A Europa está neste momento como nas primeiras sete temporadas da série mais vista de sempre. Numa paz podre, pode ruir como um castelo de cartas, tem famílias desavindas, maus reis e com o surgimento de um bando de senhores da guerra que puxam pela índole mais primária de cada um, apelando aos extremismos e aos nacionalismos que esbatem as antigas divisórias entre esquerda e direita e que corroem a União Europeia, que não apaixona ninguém mas foi essencial para o mais duradouro tempo de paz que viveu o continente. E é sobre esta ameaça que devíamos estar a reflectir.

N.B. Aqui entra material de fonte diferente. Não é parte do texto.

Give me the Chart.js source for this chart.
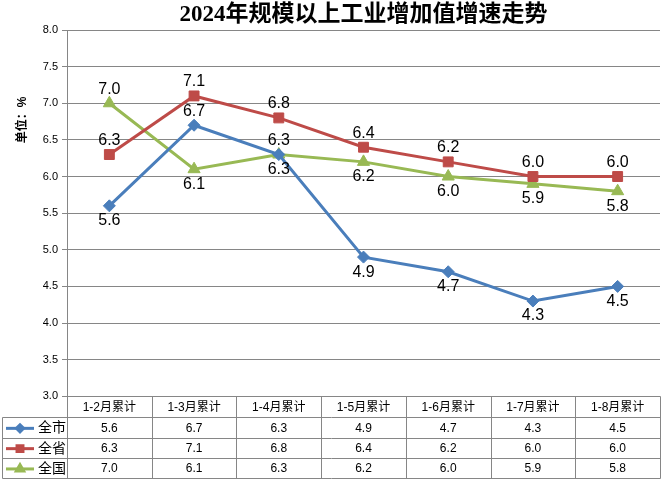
<!DOCTYPE html>
<html><head><meta charset="utf-8">
<script src="https://cdn.jsdelivr.net/npm/chart.js@4"></script>
<style>html,body{margin:0;padding:0;background:#fff;}canvas{display:block}</style>
</head><body>
<canvas id="c" width="669" height="484"></canvas>
<script>
const categories = ['1-2月累计','1-3月累计','1-4月累计','1-5月累计','1-6月累计','1-7月累计','1-8月累计'];
const seriesNames = ['全市','全省','全国'];
const cityValues = [5.6, 6.7, 6.3, 4.9, 4.7, 4.3, 4.5];
const provinceValues = [6.3, 7.1, 6.8, 6.4, 6.2, 6.0, 6.0];
const nationValues = [7.0, 6.1, 6.3, 6.2, 6.0, 5.9, 5.8];
const titleText = '2024年规模以上工业增加值增速走势';
const unitText = '单位：%';

const SANS = '"Liberation Sans","Noto Sans CJK SC",sans-serif';
const GRID = '#868686';

const tablePlugin = {
  id: 'tablePlugin',
  afterDraw(chart) {
    const ctx = chart.ctx, area = chart.chartArea, xs = chart.scales.x;
    const n = categories.length;
    const band = area.width / n;
    const headerH = 20.7, rowH = 20.3;
    const top = Math.round(area.bottom) + 0.5;
    const left = 2.5;
    const right = Math.round(area.right) + 0.5;
    const bottom = top + headerH + rowH * 3;
    ctx.save();
    ctx.strokeStyle = GRID; ctx.lineWidth = 1;
    ctx.beginPath();
    ctx.moveTo(area.left, top); ctx.lineTo(right, top);
    for (let r = 0; r <= 3; r++) {
      const y = Math.round(top + headerH + r * rowH) + 0.5;
      ctx.moveTo(left, y); ctx.lineTo(right, y);
    }
    ctx.moveTo(left, Math.round(top + headerH) + 0.5); ctx.lineTo(left, Math.round(bottom) + 0.5);
    for (let i = 0; i <= n; i++) {
      const x = Math.round(area.left + i * band) + 0.5;
      ctx.moveTo(x, top); ctx.lineTo(x, Math.round(bottom) + 0.5);
    }
    ctx.stroke();
    // rows
    ctx.textAlign = 'center'; ctx.textBaseline = 'middle';
    chart.data.datasets.forEach((ds, r) => {
      const yc = top + headerH + rowH * r + rowH / 2 + 1;
      ctx.font = '12px ' + SANS; ctx.fillStyle = '#000';
      ds.data.forEach((v, i) => {
        ctx.fillText(v.toFixed(1), xs.getPixelForValue(i), yc);
      });
      // legend swatch
      ctx.strokeStyle = ds.borderColor; ctx.lineWidth = 3;
      ctx.beginPath(); ctx.moveTo(6, yc); ctx.lineTo(34, yc); ctx.stroke();
      ctx.fillStyle = ds.backgroundColor;
      Chart.helpers.drawPoint(ctx, {pointStyle: ds.pointStyle, radius: ds.pointRadius * 0.6, borderWidth: 1}, 20, yc);
      ctx.fillStyle = '#000'; ctx.textAlign = 'left';
      ctx.font = '14px ' + SANS;
      ctx.fillText(seriesNames[r], 38, yc);
      ctx.textAlign = 'center';
    });
    // unit label
    ctx.save();
    ctx.translate(23, area.top + 90);
    ctx.rotate(-Math.PI / 2);
    ctx.font = 'bold 12px ' + SANS; ctx.fillStyle = '#000';
    ctx.fillText(unitText, 0, 0);
    ctx.restore();
    // data labels
    ctx.font = '16px ' + SANS; ctx.fillStyle = '#000';
    chart.data.datasets.forEach((ds, di) => {
      const meta = chart.getDatasetMeta(di);
      meta.data.forEach((el, i) => {
        const pos = ds.labelPos[i];
        const dy = pos === 'below' ? 15 : -14;
        ctx.fillText(ds.data[i].toFixed(1), el.x, el.y + dy);
      });
    });
    ctx.restore();
  }
};

new Chart(document.getElementById('c'), {
  type: 'line',
  data: {
    labels: categories,
    datasets: [
      { label: seriesNames[0], data: cityValues, borderColor: '#4A7EBB', backgroundColor: '#4A7EBB',
        borderWidth: 3, pointStyle: 'rectRot', pointRadius: 6, pointBorderWidth: 1,
        labelPos: ['below','above','below','below','below','below','below'] },
      { label: seriesNames[1], data: provinceValues, borderColor: '#BE4B48', backgroundColor: '#BE4B48',
        borderWidth: 3, pointStyle: 'rect', pointRadius: 7, pointBorderWidth: 1,
        labelPos: ['above','above','above','above','above','above','above'] },
      { label: seriesNames[2], data: nationValues, borderColor: '#98B954', backgroundColor: '#98B954',
        borderWidth: 3, pointStyle: 'triangle', pointRadius: 7, pointBorderWidth: 1,
        labelPos: ['above','below','above','below','below','below','below'] }
    ]
  },
  options: {
    responsive: false, animation: false, devicePixelRatio: 1,
    layout: { padding: { left: 2, right: 9, top: 0, bottom: 67 } },
    plugins: {
      legend: { display: false },
      tooltip: { enabled: false },
      title: { display: true, text: titleText, fullSize: false, color: '#000',
        font: { family: '"Liberation Serif","Noto Sans CJK SC",serif', size: 23, weight: 'bold', lineHeight: 1.0 },
        padding: { top: 4, bottom: 3 } }
    },
    scales: {
      x: {
        offset: true,
        grid: { display: false, drawTicks: false },
        border: { display: false },
        ticks: { color: '#000', font: { family: SANS, size: 12 }, padding: 4, maxRotation: 0, autoSkip: false },
        afterFit(s) { s.height = 20.7; }
      },
      y: {
        min: 3, max: 8,
        ticks: { stepSize: 0.5, color: '#000', font: { family: SANS, size: 11 }, padding: 4,
          callback: v => v.toFixed(1) },
        grid: { color: GRID, lineWidth: 1, tickLength: 5, tickColor: GRID },
        border: { color: GRID, width: 1 },
        afterFit(s) { s.width = 65; }
      }
    }
  },
  plugins: [tablePlugin]
});
</script>
</body></html>
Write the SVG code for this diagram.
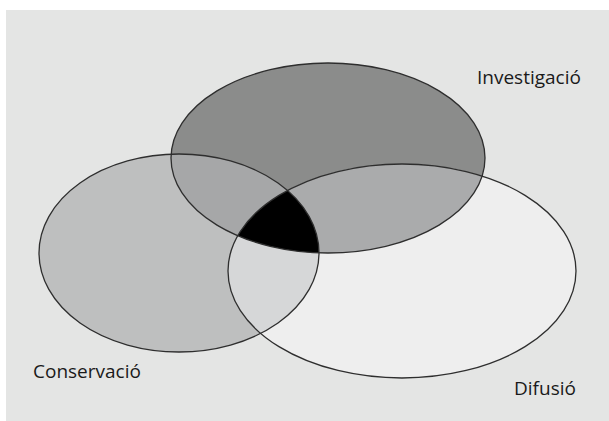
<svg xmlns="http://www.w3.org/2000/svg" width="609" height="421" viewBox="0 0 609 421">
<style>
.lbl{font-family:"Open Sans","Liberation Sans",sans-serif;font-size:19px;fill:#1a1a1a}
.ol{fill:none;stroke:#2e2e2e;stroke-width:1.3}
</style>
<defs>
<clipPath id="cC"><ellipse cx="179" cy="253" rx="140" ry="99"/></clipPath>
<clipPath id="cI"><ellipse cx="328" cy="158" rx="157" ry="95"/></clipPath>
<clipPath id="cD"><ellipse cx="402" cy="271" rx="174" ry="107"/></clipPath>
</defs>
<rect x="0" y="0" width="609" height="421" fill="#ffffff"/>
<rect x="6" y="10" width="603" height="411" fill="#e4e5e4"/>
<g id="conservacio">
<ellipse cx="179" cy="253" rx="140" ry="99" fill="#bebfbf"/>
</g>
<g id="investigacio">
<ellipse cx="328" cy="158" rx="157" ry="95" fill="#8b8c8b"/>
</g>
<g id="difusio">
<ellipse cx="402" cy="271" rx="174" ry="107" fill="#eeeeee"/>
</g>
<g id="overlaps">
<g clip-path="url(#cC)"><ellipse cx="328" cy="158" rx="157" ry="95" fill="#a6a7a8"/></g>
<g clip-path="url(#cD)"><ellipse cx="328" cy="158" rx="157" ry="95" fill="#aaabac"/></g>
<g clip-path="url(#cC)"><ellipse cx="402" cy="271" rx="174" ry="107" fill="#d6d7d8"/></g>
<g clip-path="url(#cC)"><g clip-path="url(#cD)"><ellipse cx="328" cy="158" rx="157" ry="95" fill="#000000"/></g></g>
</g>
<g id="outlines">
<ellipse class="ol" cx="179" cy="253" rx="140" ry="99"/>
<ellipse class="ol" cx="328" cy="158" rx="157" ry="95"/>
<ellipse class="ol" cx="402" cy="271" rx="174" ry="107"/>
</g>
<g id="labels">
<text class="lbl" x="477" y="84">Investigació</text>
<text class="lbl" x="33" y="378">Conservació</text>
<text class="lbl" x="514" y="395">Difusió</text>
</g>
</svg>
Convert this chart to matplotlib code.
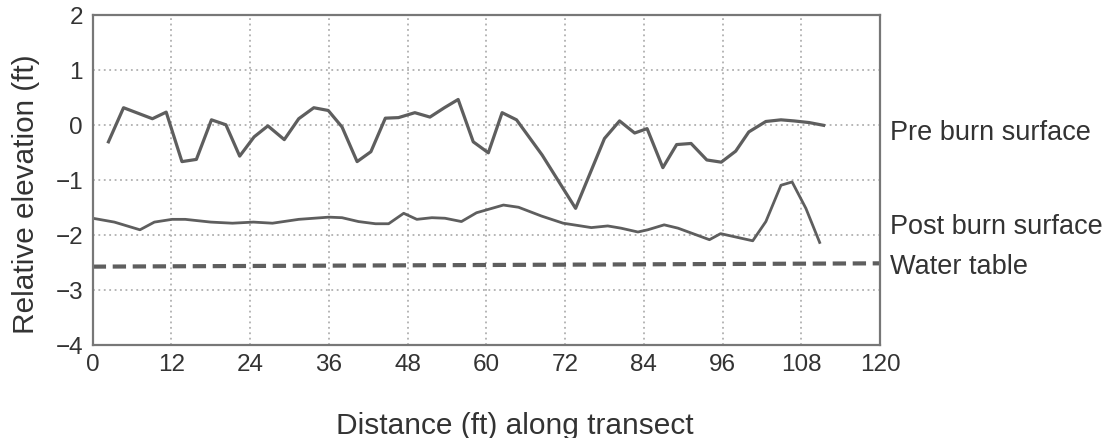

Contudo, em Portugal, assistimos aos mesmos pecados de sempre. O debate marcado pela política interna, como se de um referendo a António Costa se tratasse, algo que até lhe dá jeito pois está popular e a oposição não entendeu o básico. O PS com um gigantesco erro de casting para cabeça-de-lista, Maria Manuel Leitão Marques seria uma escolha muito mais interessante e disruptiva; o PSD desiludido com Rio anda atrás de Paulo Rangel e lá vai indo; Nuno Melo já nada traz de novo para o CDS; o Bloco vive da simpatia de Marisa Matias; e o PCP promove à exaustão João ferreira para lhe dar notoriedade para a sucessão de Jerónimo de Sousa, mas ser telegénico não basta em política como o futuro o dirá. Tudo muito pobrezinho e triste numa campanha que afugenta mais que atrai e sobre a Europa muito pouco ou nada. Outro enorme erro do burgo foi a cobertura mediática. É conhecida a crítica unânime dos cidadãos acerca da necessidade de novos rostos e projectos, porém, a agenda mediática não lhes dá cobertura, esconde-se na questão da “representatividade” e não lhes dá antena que alguns mereciam. A Aliança tem o cabeça-de-lista mais bem preparado sobre as questões europeias e a Iniciativa Liberal executou a campanha mais moderna e aliciante. Mereciam maior atenção e a comunidade ganharia com mais contacto com estas novas ofertas partidárias

Não basta andar um grupo de criaturas com bandeirinhas e uns “jotas” a gritar uns “slogans” atrás das pessoas que estão horrorizadas com espectáculos dos políticos e que fogem mal sentem o barulho das caravanas que por ali passam em épocas eleitorais em busca do boneco para o telejornal da noite. Convinha que explicassem bem os 15 mil euros por mês que vão ganhar sem ninguém muito bem saber o que influenciam na vida delas, era bom que dissessem o que pensam sobre a aplicação dos fundos que recebemos, explicassem o que defendem como solução para o êxodo de quem foge da guerra e da pobreza, que visão têm para a ascensão da China e intrusão da Rússia que financia os partidos xenófobos que crescem como cogumelos. Nada. Um mês de larachas e de conversa de sacristia sobre os assuntos caseiros, como se afinal a Europa não servisse para nada e assim aconteceu aqui como nos restantes países. «O que une as pessoas?», perguntava Tyrion Lannister. «Exércitos? Ouro? Bandeiras? Histórias. Nada é mais poderoso do que uma boa história. Nada a detém. Nenhum inimigo a derrota». Pois na Europa ou muda a sua narrativa para que se valorize a sua importância ou continuam todos cegos e “the winter is coming”.